Institutional Maturity and the Desensitization Effect
There is another, more nuanced explanation for the muted response: the market may simply be desensitizing to Strategy's individual moves. When Saylor's firm first began its Bitcoin accumulation strategy in 2020, every filing and every press release commanded global financial media attention. The asymmetry was stark — Strategy was, for a time, one of very few institutional actors of consequence in the Bitcoin space. That asymmetry no longer exists. Spot Bitcoin exchange-traded funds (ETFs) in the United States now hold significant quantities of the asset, sovereign wealth vehicles have reportedly been exploring allocations, and dozens of publicly listed companies have adopted Bitcoin treasury policies of varying scales. In a crowded field of institutional participants, Strategy's moves — however symbolic — no longer dictate the emotional temperature of the market.

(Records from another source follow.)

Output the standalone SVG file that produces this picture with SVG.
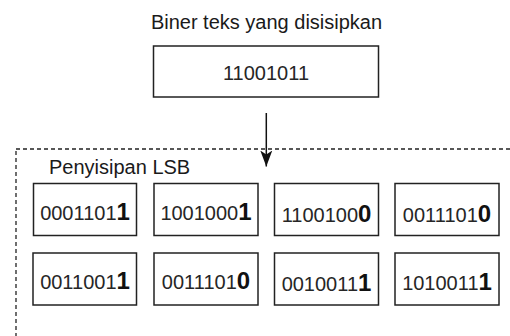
<svg xmlns="http://www.w3.org/2000/svg" width="510" height="336" viewBox="0 0 510 336">
  <defs>
    <style>
      .lbl { font-family: "Liberation Sans", Arial, sans-serif; font-size: 20px; fill: #1a1a1a; }
      .box { fill: #fff; stroke: #222; stroke-width: 1.5; }
      .bits { font-family: "Liberation Sans", Arial, sans-serif; font-size: 20px; fill: #262626; text-anchor: middle; }
      .lsb { font-weight: bold; font-size: 24px; fill: #111; }
      .group { fill: none; stroke: #222; stroke-width: 1.3; stroke-dasharray: 4 3; }
      .edge { stroke: #111; stroke-width: 1.5; fill: none; }
    </style>
    <marker id="arrow" markerWidth="16" markerHeight="14" refX="16" refY="7" orient="auto" markerUnits="userSpaceOnUse" viewBox="0 0 16 14">
      <path d="M0 1 L16 7 L0 13 L4 7 Z" fill="#111"/>
    </marker>
  </defs>

  <rect width="510" height="336" fill="#fff"/>

  <!-- container for the LSB embedding step -->
  <g id="lsb-group">
    <rect class="group" x="16" y="149" width="510" height="200"/>
    <text class="lbl" x="49" y="174">Penyisipan LSB</text>
  </g>

  <!-- message bits -->
  <g id="message">
    <text class="lbl" x="266.5" y="29" text-anchor="middle">Biner teks yang disisipkan</text>
    <rect class="box" x="153.5" y="46" width="225" height="51"/>
    <text class="bits" x="266" y="80">11001011</text>
  </g>

  <!-- connectors -->
  <g id="connectors">
    <path class="edge" d="M266.3 113 V166.5" marker-end="url(#arrow)"/>
  </g>

  <!-- carrier bytes, row 1 -->
  <g id="byte-1">
    <rect class="box" x="33.5" y="183.5" width="103" height="52"/>
    <text class="bits" x="85" y="220">0001101<tspan class="lsb">1</tspan></text>
  </g>
  <g id="byte-2">
    <rect class="box" x="154" y="183.5" width="104" height="52"/>
    <text class="bits" x="206" y="220">1001000<tspan class="lsb">1</tspan></text>
  </g>
  <g id="byte-3">
    <rect class="box" x="274.5" y="183.5" width="104" height="52"/>
    <text class="bits" x="326.5" y="221.5">1100100<tspan class="lsb">0</tspan></text>
  </g>
  <g id="byte-4">
    <rect class="box" x="395" y="183.5" width="104" height="52"/>
    <text class="bits" x="447" y="221.5">0011101<tspan class="lsb">0</tspan></text>
  </g>

  <!-- carrier bytes, row 2 -->
  <g id="byte-5">
    <rect class="box" x="33" y="253" width="103.5" height="52"/>
    <text class="bits" x="85" y="289">0011001<tspan class="lsb">1</tspan></text>
  </g>
  <g id="byte-6">
    <rect class="box" x="154" y="253" width="104" height="52"/>
    <text class="bits" x="206" y="289">0011101<tspan class="lsb">0</tspan></text>
  </g>
  <g id="byte-7">
    <rect class="box" x="274.5" y="253" width="104" height="52"/>
    <text class="bits" x="326.5" y="291">0010011<tspan class="lsb">1</tspan></text>
  </g>
  <g id="byte-8">
    <rect class="box" x="395" y="253" width="104" height="52"/>
    <text class="bits" x="447" y="290">1010011<tspan class="lsb">1</tspan></text>
  </g>
</svg>
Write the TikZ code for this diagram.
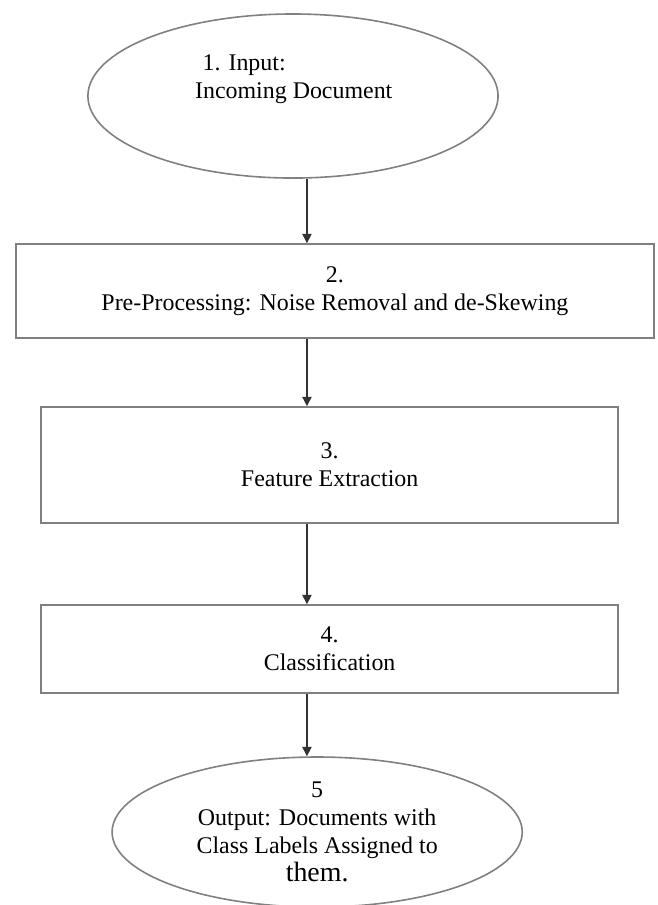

The unconfirmed nature of the July 1 transaction adds a further layer of analytical complexity. On-chain data, while transparent and immutable in theory, can be misattributed or misinterpreted. Wallet addresses associated with large known holders are frequently tracked by blockchain analytics firms, but attribution errors are not uncommon. Without a formal disclosure from Strategy — which, as a publicly listed company, would be required to disclose material transactions in regulatory filings — the 491 BTC figure should be treated with appropriate caution.
What This Means
The real story here is not whether Strategy sold 491 Bitcoin on July 1. It is that the market, confronted with that possibility, chose collective composure over reflexive volatility. That is a meaningful data point for anyone tracking the maturation arc of Bitcoin as an institutional asset class. A market that once swung violently on the basis of a single corporate actor's rumored behavior is now capable of processing such information — or at least the unverified suggestion of it — without disruption. Whether that reflects deeper liquidity, broader diversification of institutional holders, or simple information fatigue is an open question. But the direction of travel is clear: Bitcoin is increasingly trading on macro fundamentals and structural demand, not the treasury decisions of any single company. Strategy remains a symbol of the institutional Bitcoin thesis, but the market has grown large enough to no longer need its every move as a price cue.